Their behavior is similar to OpenMP applications. It is important to limit the number of threads that the application spawns. There is no standard way to do this, so be sure to check the application's documentation on how to do this. Usually a program supports at least one of four ways to limit itself to N threads:

  • it understands the OMP_NUM_THREADS=N environment variable,
  • it has its own environment variable, such as GMX_NUM_THREADS=N for Gromacs,
  • it has a command-line option, such as -nt N (for Gromacs), or
  • it has an input-file option, such as num_threads N.

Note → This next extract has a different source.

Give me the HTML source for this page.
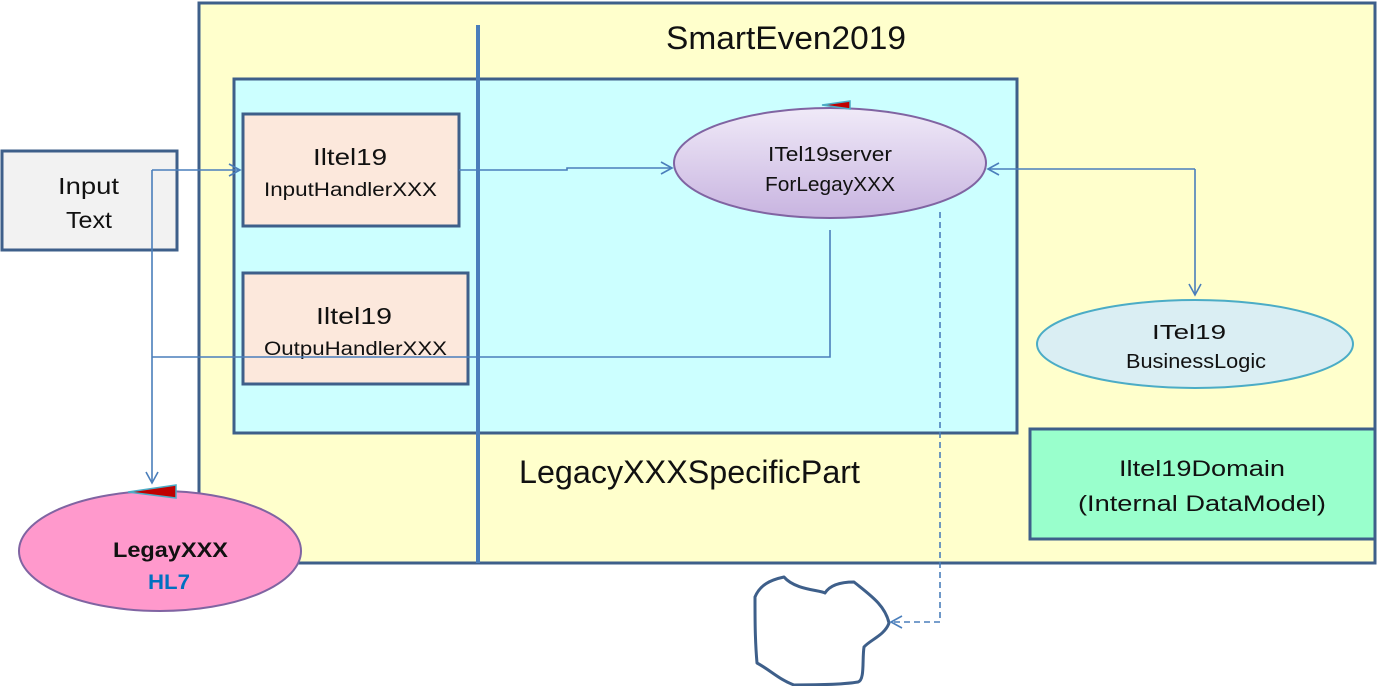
<!DOCTYPE html>
<html><head><meta charset="utf-8"><style>
html,body{margin:0;padding:0;background:#fff;width:1378px;height:686px;overflow:hidden}
svg{display:block}
text{font-family:"Liberation Sans",sans-serif;fill:#111}
</style></head><body>
<svg width="1378" height="686" viewBox="0 0 1378 686" xmlns="http://www.w3.org/2000/svg">
<defs>
<linearGradient id="lav" x1="0" y1="0" x2="0" y2="1"><stop offset="0" stop-color="#f0eaf8"/><stop offset="1" stop-color="#c8b4e0"/></linearGradient>
<marker id="ar" markerWidth="14" markerHeight="14" refX="12" refY="7" orient="auto" markerUnits="userSpaceOnUse"><path d="M1,1 L12,7 L1,13" fill="none" stroke="#4a7ebb" stroke-width="1.6"/></marker>
</defs>
<rect x="199" y="3" width="1176" height="560" fill="#ffffcc" stroke="#3e5f8a" stroke-width="3"/>
<rect x="234" y="79" width="783" height="354" fill="#ccffff" stroke="#3e5f8a" stroke-width="3"/>
<line x1="478" y1="25" x2="478" y2="563" stroke="#4a7ebb" stroke-width="4"/>
<text x="666" y="49" font-size="32" textLength="240" lengthAdjust="spacingAndGlyphs">SmartEven2019</text>
<text x="519" y="483" font-size="32" textLength="341" lengthAdjust="spacingAndGlyphs">LegacyXXXSpecificPart</text>
<rect x="2" y="151" width="175" height="99" fill="#f2f2f2" stroke="#3e5f8a" stroke-width="3"/>
<text x="58" y="194" font-size="23" textLength="61" lengthAdjust="spacingAndGlyphs">Input</text>
<text x="66" y="228" font-size="23" textLength="46" lengthAdjust="spacingAndGlyphs">Text</text>
<rect x="243" y="114" width="216" height="112" fill="#fce8dc" stroke="#3e5f8a" stroke-width="3"/>
<text x="313" y="165" font-size="23" textLength="74" lengthAdjust="spacingAndGlyphs">Iltel19</text>
<text x="264" y="196" font-size="19" textLength="173" lengthAdjust="spacingAndGlyphs">InputHandlerXXX</text>
<rect x="243" y="273" width="225" height="111" fill="#fce8dc" stroke="#3e5f8a" stroke-width="3"/>
<text x="316" y="324" font-size="23" textLength="76" lengthAdjust="spacingAndGlyphs">Iltel19</text>
<text x="264" y="355" font-size="19" textLength="183" lengthAdjust="spacingAndGlyphs">OutpuHandlerXXX</text>
<ellipse cx="830" cy="163" rx="156" ry="55" fill="url(#lav)" stroke="#8064a2" stroke-width="2"/>
<text x="768" y="161" font-size="20" textLength="124" lengthAdjust="spacingAndGlyphs">ITel19server</text>
<text x="765" y="191" font-size="20" textLength="130" lengthAdjust="spacingAndGlyphs">ForLegayXXX</text>
<polygon points="822,105 850,101 850,109" fill="#c00000" stroke="#4bacc6" stroke-width="1.5"/>
<ellipse cx="1195" cy="344" rx="158" ry="44" fill="#daeef3" stroke="#4bacc6" stroke-width="2"/>
<text x="1152" y="339" font-size="20" textLength="74" lengthAdjust="spacingAndGlyphs">ITel19</text>
<text x="1126" y="368" font-size="20" textLength="140" lengthAdjust="spacingAndGlyphs">BusinessLogic</text>
<rect x="1030" y="429" width="345" height="110" fill="#99ffcc" stroke="#3e5f8a" stroke-width="3"/>
<text x="1119" y="476" font-size="22" textLength="166" lengthAdjust="spacingAndGlyphs">Iltel19Domain</text>
<text x="1078" y="511" font-size="22" textLength="248" lengthAdjust="spacingAndGlyphs">(Internal DataModel)</text>
<ellipse cx="160" cy="551" rx="141" ry="60" fill="#ff99cc" stroke="#8064a2" stroke-width="2"/>
<text x="113" y="557" font-size="21" font-weight="bold" textLength="115" lengthAdjust="spacingAndGlyphs">LegayXXX</text>
<text x="148" y="589" font-size="21" font-weight="bold" textLength="42" lengthAdjust="spacingAndGlyphs" style="fill:#0070c0">HL7</text>
<polygon points="128,492 176,485 176,498" fill="#c00000" stroke="#4bacc6" stroke-width="1.5"/>
<path d="M784,577 C795,590 820,590 825,593 C830,585 840,582 854,582 C870,595 885,605 889,623 C885,635 870,640 864,647 C862,660 865,680 858,682 C840,685 810,685 794,685 C780,680 770,670 757,663 C755,640 755,620 755,597 C760,585 770,580 784,577 Z" fill="none" stroke="#3e5f8a" stroke-width="3" stroke-linejoin="round"/>
<g fill="none" stroke="#4a7ebb" stroke-width="1.6">
<path d="M152,170 L240,170" marker-end="url(#ar)"/>
<path d="M152,170 L152,483" marker-end="url(#ar)"/>
<path d="M152,357 L830,357 L830,230"/>
<path d="M459,170 L567,170 L567,168 L672,168" marker-end="url(#ar)"/>
<path d="M1195,169 L988,169" marker-end="url(#ar)"/>
<path d="M1195,169 L1195,295" marker-end="url(#ar)"/>
<path d="M940,212 L940,622 L891,622" stroke-dasharray="6,4" marker-end="url(#ar)"/>
</g>
</svg>
</body></html>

If you are unsure about the program's behavior, please contact us and we will analyze it.

Tips and Tricks

GNU libgomp

Virtually all OpenMP programs compiling using the GNU compilers use the GNU libgomp library. As such, some environment variables may make your program run faster or they may make it run much worse. It is safer not to use them than to use them without testing whether they help or not.

OMP_PROC_BIND
Binds threads to cores. This option is relatively safe to use. Some programs may run much slower with this option. To use, set the OMP_PROC_BIND environment variable to true before submitting the job (or in a job script):
export OMP_PROC_BIND=true
bsub -n 4 my_program
GOMP_CPU_AFFINITY
Binds specific threads to specific cores. Some programs may run much slower with this option. This is strongly discouraged: in most cases the OMP_PROC_BIND option is sufficient. To use it anyway, set the GOMP_CPU_AFFINITY environment variable in a job script (e.g., my_script.sh) according to the cores assigned by LSF:
#!/bin/bash
export GOMP_CPU_AFFINITY="${LSB_BIND_CPU_LIST//,/ }"
my_program
and submit the script to LSF:
bsub -n 4 < my_script.sh

Intel OpenMP library

Use the KMP_AFFINITY environment variable to control affinity. For example,

KMP_AFFINITY=compact

Refer to the Intel compiler documentation for details and other options.